### INPUT FOR THIS TASK ###
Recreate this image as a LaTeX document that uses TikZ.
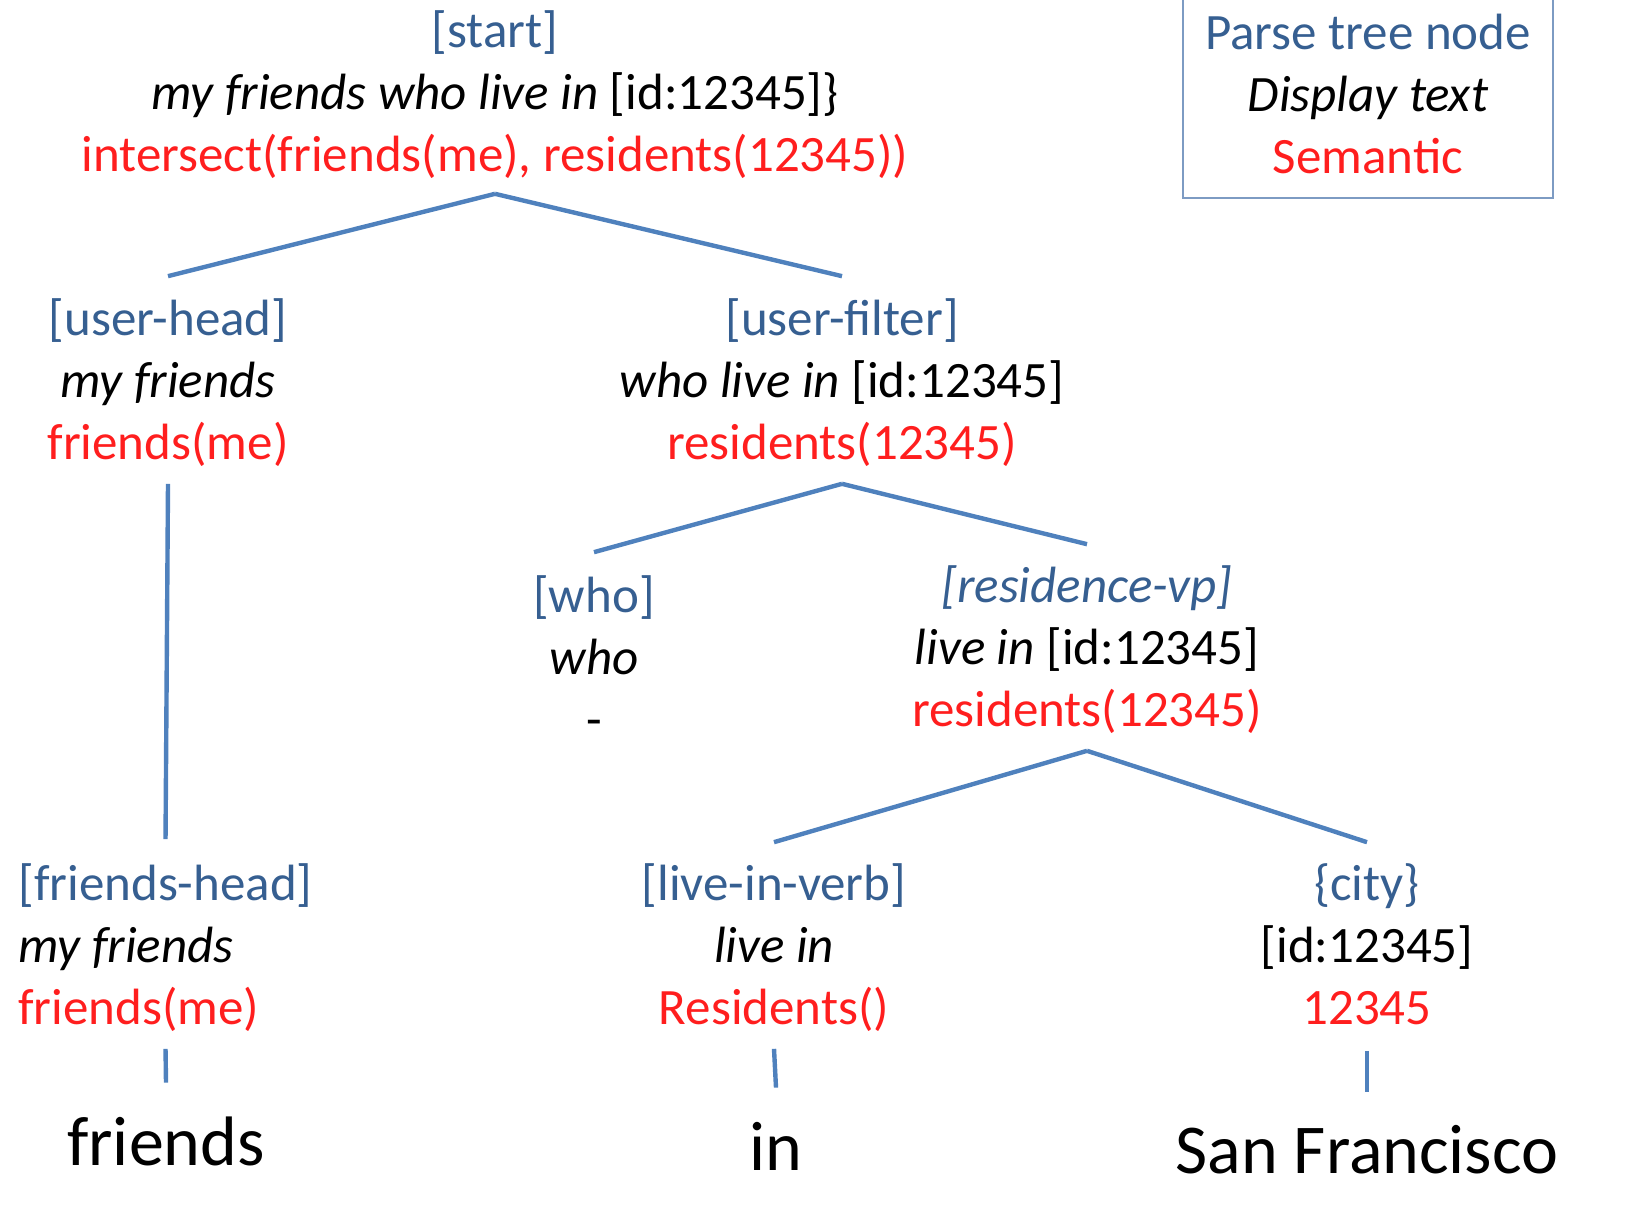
\documentclass[tikz,border=0pt]{standalone}
\usepackage{fontspec}
\setmainfont{Carlito}
\definecolor{nodeblue}{RGB}{54,95,145}
\definecolor{semred}{RGB}{255,30,30}
\definecolor{linkblue}{RGB}{79,129,189}
\definecolor{boxblue}{RGB}{125,155,195}
\newcommand\mystrut{\rule[-6pt]{0pt}{24pt}}
\newcommand\ptn[1]{\textcolor{nodeblue}{#1}}
\newcommand\sem[1]{\textcolor{semred}{#1}}
\begin{document}
\begin{tikzpicture}[x=0.5pt,y=-0.5pt,
  tnode/.style={align=center, inner sep=0pt, font=\fontsize{25.5}{31}\selectfont},
  leaf/.style={inner sep=0pt, anchor=base, text height=26pt, text depth=8pt, font=\fontsize{35}{42}\selectfont},
  conn/.style={draw=linkblue, line width=2.2pt},
  legendbox/.style={draw=boxblue, line width=1.2pt}]
\useasboundingbox (0,0) rectangle (1631,1224);

% legend
\draw[legendbox] (1183,-10) rectangle (1553,198);
\node[tnode] (legend) at (1368,100) {\ptn{Parse tree node}\mystrut\\ \textit{Display text}\mystrut\\ \sem{Semantic}\mystrut};

% tree nodes
\node[tnode] (start) at (495,97) {\ptn{[start]}\mystrut\\ \textit{my friends who live in} [id:12345]\}\mystrut\\ \sem{intersect(friends(me), residents(12345))}\mystrut};
\node[tnode] (uhead) at (168,385) {\ptn{[user-head]}\mystrut\\ \textit{my friends}\mystrut\\ \sem{friends(me)}\mystrut};
\node[tnode] (ufilt) at (842,385) {\ptn{[user-filter]}\mystrut\\ \textit{who live in} [id:12345]\mystrut\\ \sem{residents(12345)}\mystrut};
\node[tnode] (who) at (594,662) {\ptn{[who]}\mystrut\\ \textit{who}\mystrut\\ -\mystrut};
\node[tnode] (rvp) at (1087,652) {\ptn{\textit{[residence-vp]}}\mystrut\\ \textit{live in} [id:12345]\mystrut\\ \sem{residents(12345)}\mystrut};
\node[tnode, align=left, anchor=west] (fhead) at (18,950) {\ptn{[friends-head]}\mystrut\\ \textit{my friends}\mystrut\\ \sem{friends(me)}\mystrut};
\node[tnode] (liv) at (774,950) {\ptn{[live-in-verb]}\mystrut\\ \textit{live in}\mystrut\\ \sem{Residents()}\mystrut};
\node[tnode] (city) at (1367,950) {\ptn{\{city\}}\mystrut\\ {[id:12345]}\mystrut\\ \sem{12345}\mystrut};

% leaves
\node[leaf] (wfriends) at (166,1165) {friends};
\node[leaf] (win) at (776,1170) {in};
\node[leaf] (wsf) at (1367,1173) {San Francisco};

% connectors
\draw[conn] ([yshift=-5pt]start.south) -- ([yshift=11pt]uhead.north);
\draw[conn] ([yshift=-5pt]start.south) -- ([yshift=11pt]ufilt.north);
\draw[conn] ([yshift=-6pt]uhead.south) -- ([yshift=12pt]fhead.north);
\draw[conn] ([yshift=-6pt]ufilt.south) -- ([yshift=11.5pt]who.north);
\draw[conn] ([yshift=-6pt]ufilt.south) -- ([yshift=10.5pt]rvp.north);
\draw[conn] ([yshift=-6pt]rvp.south) -- ([yshift=10.5pt]liv.north);
\draw[conn] ([yshift=-6pt]rvp.south) -- ([yshift=10.5pt]city.north);
\draw[conn] ([yshift=-6pt]fhead.south) -- ([yshift=15pt]wfriends.north);
\draw[conn] ([yshift=-6pt]liv.south) -- ([yshift=15pt]win.north);
\draw[conn] ([yshift=-7pt]city.south) -- ([yshift=14.5pt]wsf.north);
\end{tikzpicture}
\end{document}
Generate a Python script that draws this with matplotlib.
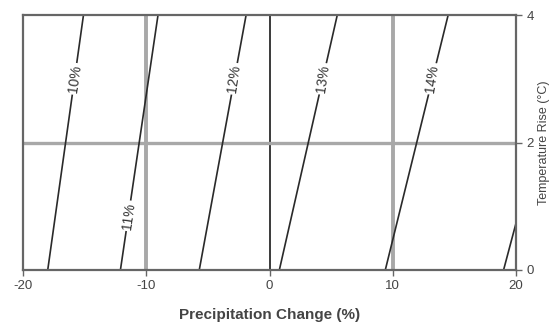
import matplotlib.pyplot as plt

plt.rcParams['font.family'] = ['Liberation Sans', 'DejaVu Sans']
plt.rcParams['axes.unicode_minus'] = False

# contour lines: precipitation change at bottom (0 °C) and top (4 °C)
levels = ['10%', '11%', '12%', '13%', '14%', '15%']
x_bottom = [-18.0, -12.1, -5.7, 0.8, 9.4, 19.0]
x_top = [-15.1, -9.05, -1.9, 5.5, 14.5, 24.5]
label_temp = [3.0, 0.85, 3.0, 3.0, 3.0, None]

fig = plt.figure(figsize=(5.5, 3.28), dpi=100)
ax = fig.add_axes([0.042, 0.177, 0.896, 0.777])

# grid lines
ax.axvline(-10, color='#a8a8a8', lw=2.8, zorder=1)
ax.axvline(10, color='#a8a8a8', lw=2.8, zorder=1)
ax.axvline(0, color='#3a3a3a', lw=1.4, zorder=1)
ax.axhline(2, color='#a8a8a8', lw=2.4, zorder=1)

for lev, xb, xt, lt in zip(levels, x_bottom, x_top, label_temp):
    ax.plot([xb, xt], [0, 4], color='#2a2a2a', lw=1.2, zorder=2)
    if lt is not None:
        xl = xb + (xt - xb) * lt / 4
        ax.text(xl, lt, lev, rotation=82, ha='center', va='center',
                fontsize=10, color='#333333', zorder=3,
                bbox=dict(facecolor='white', edgecolor='none', pad=1.5))

ax.set_xlim(-20, 20)
ax.set_ylim(0, 4)
ax.set_xticks([-20, -10, 0, 10, 20])
ax.set_yticks([0, 2, 4])
ax.yaxis.tick_right()
ax.yaxis.set_label_position('right')
ax.tick_params(colors='#666666', labelcolor='#444444', labelsize=9.5, length=4, width=1.0)
for s in ax.spines.values():
    s.set_color('#666666')
    s.set_linewidth(1.6)

ax.set_xlabel('Precipitation Change (%)', fontsize=11, fontweight='bold', color='#444444', labelpad=11)
ax.set_ylabel('Temperature Rise (°C)', fontsize=9, color='#444444', labelpad=3)

fig.savefig('out.png', dpi=100)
###
== GOAL OF THE EXERCISE ==
Write out the lines of the material from the one containing "Generate a Python" through the last, exactly and only those. Leave every picture out.

== RESPONSE TO THIS EXERCISE ==
Generate a Python script that draws this with matplotlib.
import matplotlib.pyplot as plt

plt.rcParams['font.family'] = ['Liberation Sans', 'DejaVu Sans']
plt.rcParams['axes.unicode_minus'] = False

# contour lines: precipitation change at bottom (0 °C) and top (4 °C)
levels = ['10%', '11%', '12%', '13%', '14%', '15%']
x_bottom = [-18.0, -12.1, -5.7, 0.8, 9.4, 19.0]
x_top = [-15.1, -9.05, -1.9, 5.5, 14.5, 24.5]
label_temp = [3.0, 0.85, 3.0, 3.0, 3.0, None]

fig = plt.figure(figsize=(5.5, 3.28), dpi=100)
ax = fig.add_axes([0.042, 0.177, 0.896, 0.777])

# grid lines
ax.axvline(-10, color='#a8a8a8', lw=2.8, zorder=1)
ax.axvline(10, color='#a8a8a8', lw=2.8, zorder=1)
ax.axvline(0, color='#3a3a3a', lw=1.4, zorder=1)
ax.axhline(2, color='#a8a8a8', lw=2.4, zorder=1)

for lev, xb, xt, lt in zip(levels, x_bottom, x_top, label_temp):
    ax.plot([xb, xt], [0, 4], color='#2a2a2a', lw=1.2, zorder=2)
    if lt is not None:
        xl = xb + (xt - xb) * lt / 4
        ax.text(xl, lt, lev, rotation=82, ha='center', va='center',
                fontsize=10, color='#333333', zorder=3,
                bbox=dict(facecolor='white', edgecolor='none', pad=1.5))

ax.set_xlim(-20, 20)
ax.set_ylim(0, 4)
ax.set_xticks([-20, -10, 0, 10, 20])
ax.set_yticks([0, 2, 4])
ax.yaxis.tick_right()
ax.yaxis.set_label_position('right')
ax.tick_params(colors='#666666', labelcolor='#444444', labelsize=9.5, length=4, width=1.0)
for s in ax.spines.values():
    s.set_color('#666666')
    s.set_linewidth(1.6)

ax.set_xlabel('Precipitation Change (%)', fontsize=11, fontweight='bold', color='#444444', labelpad=11)
ax.set_ylabel('Temperature Rise (°C)', fontsize=9, color='#444444', labelpad=3)

fig.savefig('out.png', dpi=100)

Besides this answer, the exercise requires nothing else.